Eduardo Lourenço: entre poesia e filosofia

Authors

  • José Francisco Meirinhos Instituto de Filosofia da Universidade do Porto

Abstract

The longevity of Eduardo Lourenço has a fruitful parallel in the extent and multitude of ramifications of his work, in iteself extensive as several lives. It is no exaggeration to describe it as such, given the 13 volumes that his Complete Works already comprise, collected in large anthological tomes published by the Calouste Gulbenkian Foundation since 2011, alongside the many individual volumes of another series of Complete Works, published by Gradiva Editores.
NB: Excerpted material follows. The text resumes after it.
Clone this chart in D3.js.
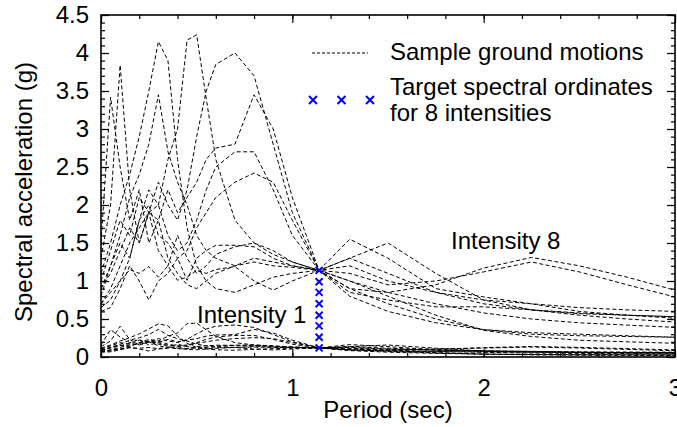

And much remains to be collected, especially if we think of unpublished works scattered throughout the press, or the myriad of interviews he gave. This vast body of work constitutes a stimulating laboratory of rich and unusual readings on everything that interests human mind, in particular the always fascinating adventures in exploring the links between philosophy and poetry, a dialogue that has run through philosophy since its origins in Greece, where philosophy was born as poetry, and which poetry has repaid by continuing to permeate and proliferate in philosophical concerns, despite Plato's influential political diatribe against poetry. Eduardo Lourenço allowed himself to be seduced by the mysteries of this twinning, which inspired him so much, thus constituting, as will be seen in this volume, a gateway to his thinking. A thought that declined to offer itself as a system, preferring the forms of dialogue, conference, interpellation, debate, and above all, the essay.